While it may be valuable to have formally educated ministers, assuming that a degree translates to depth of knowledge or expertise is at best a misguided notion which these anchors failed to note. Academics and technocrats don’t necessarily make for good ministers. In fact, having ministers with college degrees doesn’t even guarantee that they will respect and promote academic freedom, as this government has shown. When knowledge is inconvenient to the government, it jails scholars like Hani Babu, Anand Teltumbde, Sudha Bhardwaj, Shoma Sen. It even subjects students to police brutality, like at Jamia Millia Islamia and AMU in 2019 and at Ramjas College in 2017.

Last year, India scored a meagre 0.352 in a report measuring Academic Freedom from 0 to 1. Yet, early this year, the Modi government flirted with the idea of making official approval mandatory for organising international seminars.

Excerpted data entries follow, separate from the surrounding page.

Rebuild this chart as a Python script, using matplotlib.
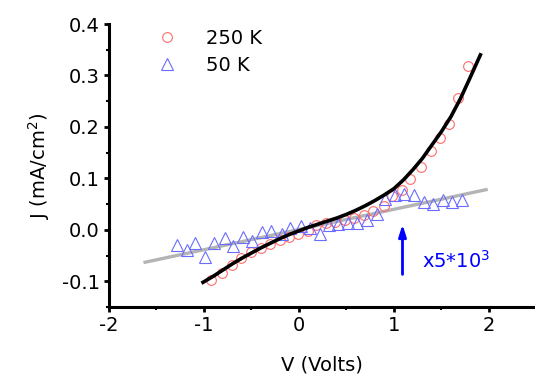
import matplotlib
matplotlib.use("Agg")
import matplotlib.pyplot as plt
from matplotlib.ticker import MultipleLocator

plt.rcParams['font.family'] = ['DejaVu Sans']

# 250 K data (circles)
v_250 = [-0.93, -0.81, -0.70, -0.61, -0.51, -0.40, -0.30, -0.20, -0.11, -0.01,
         0.09, 0.18, 0.28, 0.38, 0.48, 0.58, 0.68, 0.78, 0.89, 0.98,
         1.08, 1.17, 1.28, 1.39, 1.48, 1.58, 1.67, 1.78]
j_250 = [-0.097, -0.083, -0.069, -0.055, -0.044, -0.036, -0.028, -0.019, -0.014, -0.008,
         -0.003, 0.010, 0.013, 0.016, 0.019, 0.023, 0.029, 0.037, 0.047, 0.066,
         0.078, 0.098, 0.123, 0.154, 0.178, 0.206, 0.256, 0.318]

# 50 K data (triangles, x5*10^3)
v_50 = [-1.28, -1.18, -1.09, -0.99, -0.89, -0.78, -0.69, -0.59, -0.49, -0.39,
        -0.29, -0.18, -0.09, 0.02, 0.12, 0.22, 0.32, 0.41, 0.52, 0.61,
        0.72, 0.82, 0.91, 1.01, 1.11, 1.21, 1.32, 1.41, 1.52, 1.61, 1.72]
j_50 = [-0.029, -0.040, -0.026, -0.052, -0.026, -0.016, -0.031, -0.014, -0.021, -0.004,
        -0.003, -0.008, 0.003, 0.008, 0.003, -0.008, 0.010, 0.012, 0.014, 0.014,
        0.019, 0.030, 0.060, 0.068, 0.070, 0.068, 0.055, 0.050, 0.057, 0.055, 0.058]

# Fit curve for 250 K
v_fit = [-1.01, -0.9, -0.8, -0.7, -0.6, -0.5, -0.4, -0.3, -0.2, -0.1, 0.0, 0.1, 0.2, 0.3,
         0.4, 0.5, 0.6, 0.7, 0.8, 0.9, 1.0, 1.1, 1.2, 1.3, 1.4, 1.5, 1.6, 1.7, 1.8, 1.91]
j_fit = [-0.102, -0.090, -0.078, -0.066, -0.055, -0.045, -0.035, -0.026, -0.017, -0.009,
         -0.002, 0.005, 0.011, 0.017, 0.023, 0.030, 0.038, 0.047, 0.057, 0.068,
         0.080, 0.097, 0.117, 0.139, 0.165, 0.191, 0.220, 0.255, 0.295, 0.340]

# Linear fit for 50 K
v_lin = [-1.62, 1.97]
j_lin = [-0.063, 0.078]

x_ticks = [-2, -1, 0, 1, 2]
y_ticks = [-0.1, 0.0, 0.1, 0.2, 0.3, 0.4]
y_ticklabels = ['-0.1', '0.0', '0.1', '0.2', '0.3', '0.4']

fig = plt.figure(figsize=(5.35, 3.77), dpi=100)
ax = fig.add_axes([109/535, 70/377, 426/535, 283/377])

ax.plot(v_lin, j_lin, color='#b4b4b4', lw=2.4, zorder=2)
ax.plot(v_250, j_250, linestyle='none', marker='o', ms=7, mfc='none',
        mec='#ff6b6b', mew=0.8, label='250 K', zorder=3)
ax.plot(v_50, j_50, linestyle='none', marker='^', ms=8, mfc='none',
        mec='#6b6bff', mew=0.8, label='50 K', zorder=3)
ax.plot(v_fit, j_fit, color='black', lw=2.6, zorder=4, solid_joinstyle='round')

ax.annotate('', xy=(1.09, 0.016), xytext=(1.09, -0.092),
            arrowprops=dict(arrowstyle='-|>,head_width=0.22,head_length=0.7',
                            color='blue', lw=2))
ax.text(1.30, -0.060, 'x5*10$^3$', color='blue', fontsize=14, va='center', ha='left')

ax.set_xlim(-2.0, 2.485)
ax.set_ylim(-0.15, 0.4)
ax.set_xticks(x_ticks)
ax.set_xticklabels([str(t) for t in x_ticks])
ax.set_yticks(y_ticks)
ax.set_yticklabels(y_ticklabels)
ax.xaxis.set_minor_locator(MultipleLocator(0.5))
ax.yaxis.set_minor_locator(MultipleLocator(0.05))

for s in ['top', 'right']:
    ax.spines[s].set_visible(False)
for s in ['left', 'bottom']:
    ax.spines[s].set_linewidth(2.2)

ax.tick_params(which='major', direction='out', length=3.5, width=2, labelsize=14, pad=3)
ax.tick_params(which='minor', direction='out', length=2, width=1.5)

ax.set_xlabel('V (Volts)', fontsize=14, labelpad=15)
ax.set_ylabel('J (mA/cm$^2$)', fontsize=14, labelpad=7)

leg = ax.legend(loc='upper left', bbox_to_anchor=(0.068, 1.045), frameon=False,
                fontsize=14, handletextpad=1.4, labelspacing=0.4, handlelength=1.2)

fig.savefig('out.png', dpi=100)
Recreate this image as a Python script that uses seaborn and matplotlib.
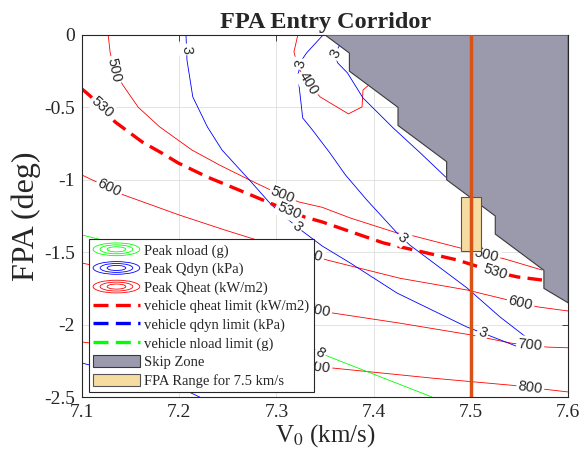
import numpy as np
import pandas as pd
import seaborn as sns
import matplotlib.pyplot as plt
from matplotlib.legend_handler import HandlerBase
from matplotlib.patches import Ellipse, Rectangle, Patch
from matplotlib.lines import Line2D

# ---- data ----
qheat_400_v = [7.322, 7.318, 7.322, 7.333, 7.345, 7.374, 7.388, 7.389, 7.396]
qheat_400_fpa = [0.0, -0.117, -0.22, -0.34, -0.428, -0.545, -0.497, -0.38, -0.34]

qheat_500_v = [7.127, 7.129, 7.133, 7.142, 7.158, 7.180, 7.213, 7.242, 7.272, 7.300,
               7.323, 7.347, 7.376, 7.424, 7.437, 7.489, 7.512, 7.535, 7.573]
qheat_500_fpa = [0.0, -0.12, -0.24, -0.345, -0.5, -0.635, -0.794, -0.9, -1.0, -1.09,
                 -1.153, -1.19, -1.264, -1.367, -1.381, -1.471, -1.51, -1.547, -1.623]

qheat_600_v = [7.1, 7.128, 7.143, 7.2, 7.247, 7.28, 7.336, 7.352, 7.427, 7.496, 7.551, 7.569, 7.6]
qheat_600_fpa = [-0.967, -1.057, -1.105, -1.243, -1.347, -1.416, -1.52, -1.554, -1.68, -1.761,
                 -1.851, -1.878, -1.906]

qheat_700_v = [7.1, 7.2, 7.28, 7.343, 7.358, 7.427, 7.499, 7.543, 7.561, 7.578, 7.6]
qheat_700_fpa = [-1.575, -1.71, -1.82, -1.9, -1.92, -1.99, -2.07, -2.13, -2.14, -2.155, -2.16]

qheat_800_v = [7.1, 7.2, 7.343, 7.358, 7.461, 7.544, 7.561, 7.6]
qheat_800_fpa = [-2.12, -2.2, -2.295, -2.30, -2.37, -2.42, -2.435, -2.465]

qheat_limit_v = [7.1, 7.105, 7.121, 7.134, 7.162, 7.182, 7.199, 7.229, 7.272, 7.295, 7.313,
                 7.329, 7.347, 7.41, 7.486, 7.525, 7.548, 7.573]
qheat_limit_fpa = [-0.373, -0.401, -0.497, -0.60, -0.739, -0.815, -0.884, -0.981, -1.10,
                   -1.165, -1.215, -1.257, -1.291, -1.436, -1.554, -1.637, -1.671, -1.692]

qdyn_a_v = [7.207, 7.208, 7.214, 7.229, 7.244, 7.272, 7.295, 7.321, 7.347, 7.376, 7.424, 7.496,
            7.512, 7.549, 7.558, 7.530, 7.496, 7.437, 7.424, 7.393, 7.371, 7.355, 7.337, 7.327,
            7.322, 7.326, 7.331, 7.348]
qdyn_a_fpa = [0.0, -0.173, -0.428, -0.635, -0.794, -1.0, -1.174, -1.326, -1.457, -1.575, -1.782,
              -2.017, -2.058, -2.155, -2.093, -1.948, -1.747, -1.45, -1.367, -1.14, -0.967,
              -0.815, -0.656, -0.573, -0.276, -0.173, -0.124, 0.0]
qdyn_b_v = [7.365, 7.360, 7.363, 7.373, 7.389, 7.42, 7.448, 7.474]
qdyn_b_fpa = [-0.069, -0.138, -0.193, -0.262, -0.435, -0.642, -0.815, -0.981]
qdyn_c_v = [7.1, 7.206, 7.221]
qdyn_c_fpa = [-2.265, -2.452, -2.5]

nload_8_v = [7.1, 7.121, 7.2, 7.3, 7.345, 7.355, 7.46]
nload_8_fpa = [-1.381, -1.416, -1.65, -2.0, -2.196, -2.224, -2.5]

skip_v = [7.35, 7.375, 7.375, 7.425, 7.425, 7.475, 7.475, 7.525, 7.525, 7.575, 7.575, 7.6, 7.6]
skip_fpa = [0.0, -0.125, -0.25, -0.5, -0.625, -0.875, -1.0, -1.25, -1.375, -1.625, -1.75, -1.85, 0.0]

v_target = 7.5
fpa_range = [-1.49, -1.12]

x_ticks = [7.1, 7.2, 7.3, 7.4, 7.5, 7.6]
y_ticks = [0, -0.5, -1, -1.5, -2, -2.5]
y_tick_labels = ['0', '-0.5', '-1', '-1.5', '-2', '-2.5']

legend_labels = ['Peak nload (g)', 'Peak Qdyn (kPa)', 'Peak Qheat (kW/m2)',
                 'vehicle qheat limit (kW/m2)', 'vehicle qdyn limit (kPa)',
                 'vehicle nload limit (g)', 'Skip Zone', 'FPA Range for 7.5 km/s']

lines = {
    ('qheat', '400'): (qheat_400_v, qheat_400_fpa),
    ('qheat', '500'): (qheat_500_v, qheat_500_fpa),
    ('qheat', '600'): (qheat_600_v, qheat_600_fpa),
    ('qheat', '700'): (qheat_700_v, qheat_700_fpa),
    ('qheat', '800'): (qheat_800_v, qheat_800_fpa),
    ('qdyn', 'a'): (qdyn_a_v, qdyn_a_fpa),
    ('qdyn', 'b'): (qdyn_b_v, qdyn_b_fpa),
    ('qdyn', 'c'): (qdyn_c_v, qdyn_c_fpa),
    ('nload', '8'): (nload_8_v, nload_8_fpa),
    ('limit', '530'): (qheat_limit_v, qheat_limit_fpa),
}

rows = []
for (q, name), (vs, fs) in lines.items():
    for i, (v, f) in enumerate(zip(vs, fs)):
        rows.append({'quantity': q, 'line': name, 'order': i, 'V': v, 'FPA': f})
df = pd.DataFrame(rows)

# contour label placement: (line, text, approx V, approx FPA)
contour_labels = [
    (('qheat', '400'), '400', 7.331, -0.345),
    (('qheat', '500'), '500', 7.133, -0.24),
    (('qheat', '500'), '500', 7.307, -1.10),
    (('qheat', '500'), '500', 7.516, -1.52),
    (('limit', '530'), '530', 7.121, -0.497),
    (('limit', '530'), '530', 7.313, -1.215),
    (('limit', '530'), '530', 7.525, -1.637),
    (('qheat', '600'), '600', 7.128, -1.057),
    (('qheat', '600'), '600', 7.335, -1.52),
    (('qheat', '600'), '600', 7.551, -1.851),
    (('qheat', '700'), '700', 7.343, -1.9),
    (('qheat', '700'), '700', 7.561, -2.14),
    (('qheat', '800'), '800', 7.343, -2.295),
    (('qheat', '800'), '800', 7.561, -2.435),
    (('qdyn', 'a'), '3', 7.208, -0.10),
    (('qdyn', 'a'), '3', 7.321, -1.326),
    (('qdyn', 'a'), '3', 7.43, -1.40),
    (('qdyn', 'a'), '3', 7.512, -2.058),
    (('qdyn', 'a'), '3', 7.324, -0.20),
    (('qdyn', 'b'), '3', 7.361, -0.13),
    (('nload', '8'), '8', 7.345, -2.196),
]

# ---- figure ----
sns.set_style("white")
plt.rcParams['font.family'] = ['Liberation Serif', 'DejaVu Serif']
plt.rcParams['mathtext.fontset'] = 'stix'
plt.rcParams['axes.unicode_minus'] = False

fig = plt.figure(figsize=(5.81, 4.66), dpi=100)
ax = fig.add_axes([0.141, 0.148, 0.837, 0.777])
ax.set_xlim(7.1, 7.6)
ax.set_ylim(-2.5, 0)

colors = {'qheat': '#ff0000', 'qdyn': '#0000ff', 'nload': '#00ff00'}
for q, c in colors.items():
    sns.lineplot(data=df[df.quantity == q], x='V', y='FPA', units='line', estimator=None,
                 sort=False, color=c, lw=0.6, ax=ax, legend=False, zorder=2)
sns.lineplot(data=df[df.quantity == 'limit'], x='V', y='FPA', units='line', estimator=None,
             sort=False, color='#ff0000', lw=2.4, linestyle=(0, (4.5, 2.2)), ax=ax,
             legend=False, zorder=2.2)


def place_label(key, text, v, f):
    xs, ys = lines[key]
    pts = ax.transData.transform(np.column_stack([xs, ys]))
    p = ax.transData.transform((v, f))
    best = None
    for i in range(len(pts) - 1):
        a, b = pts[i], pts[i + 1]
        ab = b - a
        t = np.clip(np.dot(p - a, ab) / np.dot(ab, ab), 0, 1)
        qpt = a + t * ab
        d = np.hypot(*(p - qpt))
        if best is None or d < best[0]:
            best = (d, qpt, ab)
    _, qpt, ab = best
    ang = np.degrees(np.arctan2(ab[1], ab[0]))
    if ang > 90:
        ang -= 180
    if ang < -90:
        ang += 180
    x, y = ax.transData.inverted().transform(qpt)
    ax.text(x, y, text, rotation=ang, rotation_mode='anchor', ha='center', va='center',
            fontsize=10.5, family=['Liberation Sans', 'DejaVu Sans'], color='#262626',
            zorder=2.5, bbox=dict(boxstyle='square,pad=0.12', fc='white', ec='none'))


for key, text, v, f in contour_labels:
    place_label(key, text, v, f)

ax.fill(skip_v, skip_fpa, facecolor='#9b9aad', edgecolor='#3a3a3a', lw=0.8, zorder=3)
ax.add_patch(Rectangle((v_target - 0.01, fpa_range[0]), 0.02, fpa_range[1] - fpa_range[0],
                       facecolor='#f6dca0', edgecolor='#555555', lw=0.8, zorder=4))
ax.axvline(v_target, color='#d95319', lw=2.5, zorder=5)

ax.set_xticks(x_ticks)
ax.set_xticklabels([f'{t:.1f}' for t in x_ticks])
ax.set_yticks(y_ticks)
ax.set_yticklabels(y_tick_labels)
ax.grid(True, color='#dedede', lw=0.6)
ax.set_axisbelow(True)
ax.tick_params(direction='in', top=True, right=True, length=4, width=0.6,
               labelsize=14, color='#262626', labelcolor='#262626', pad=5)
for s in ax.spines.values():
    s.set_color('#262626')
    s.set_linewidth(0.8)

ax.set_title('FPA Entry Corridor', fontsize=17.5, fontweight='bold', pad=5)
ax.set_xlabel('V$_0$ (km/s)', fontsize=18, color='#262626', labelpad=1)
ax.set_ylabel('FPA (deg)', fontsize=23, color='#262626', labelpad=2)


class ContourKey:
    def __init__(self, color):
        self.color = color


class ContourHandler(HandlerBase):
    def create_artists(self, legend, orig_handle, xdescent, ydescent, width, height,
                       fontsize, trans):
        cx = width / 2 - xdescent
        cy = height / 2 - ydescent
        arts = []
        for s in (1.0, 0.7, 0.4):
            arts.append(Ellipse((cx, cy), width * s, height * 1.05 * s, fill=False,
                                edgecolor=orig_handle.color, lw=0.6, transform=trans))
        return arts


handles = [ContourKey('#00ff00'), ContourKey('#0000ff'), ContourKey('#ff0000'),
           Line2D([], [], color='#ff0000', lw=2.4, linestyle=(0, (4.5, 2.2))),
           Line2D([], [], color='#0000ff', lw=2.4, linestyle=(0, (4.5, 2.2))),
           Line2D([], [], color='#00ff00', lw=2.4, linestyle=(0, (4.5, 2.2))),
           Patch(facecolor='#9b9aad', edgecolor='#3a3a3a', lw=0.8),
           Patch(facecolor='#f6dca0', edgecolor='#555555', lw=0.8)]

leg = ax.legend(handles, legend_labels, handler_map={ContourKey: ContourHandler()},
                loc='lower left', bbox_to_anchor=(0.014, 0.014), borderaxespad=0,
                fancybox=False, framealpha=1, edgecolor='#262626', fontsize=10.5,
                handlelength=3.2, handleheight=0.9, handletextpad=0.3,
                labelspacing=0.3, borderpad=0.3)
leg.get_frame().set_linewidth(0.8)
leg.set_zorder(10)

fig.savefig('out.png', dpi=100)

Today, even as it ropes in academics as ministers, the Modi government continues to get bureaucrats to run and direct universities. Prominent public universities such as the JNU have been academically subverted and bureaucratised to the extent that a professor with as storied a career as Romila Thapar was told to submit a CV for career verification.

Sadly, the political perspective on knowledge and education is extremely narrow in India, primarily because the polity admires the shine of a degree, but dislikes the notion of free thought. In such a political culture, where knowledge is actively suppressed, degrees and institutions will not mean much in the way of acquiring knowledge, let alone employing it in governance.

Partly for this reason, who comes from where and who might have never gone to college is such a hot political topic in this country. Indeed, a controversy has already stirred about the veracity of Nisith Pramanik’s academic qualification.

If you still think that a college degree necessarily translates to depth in knowledge, understanding and empathy, watch Arnab Goswami screaming on Republic TV and know that this is the best the man managed with a Master’s in social anthropology from Oxford University.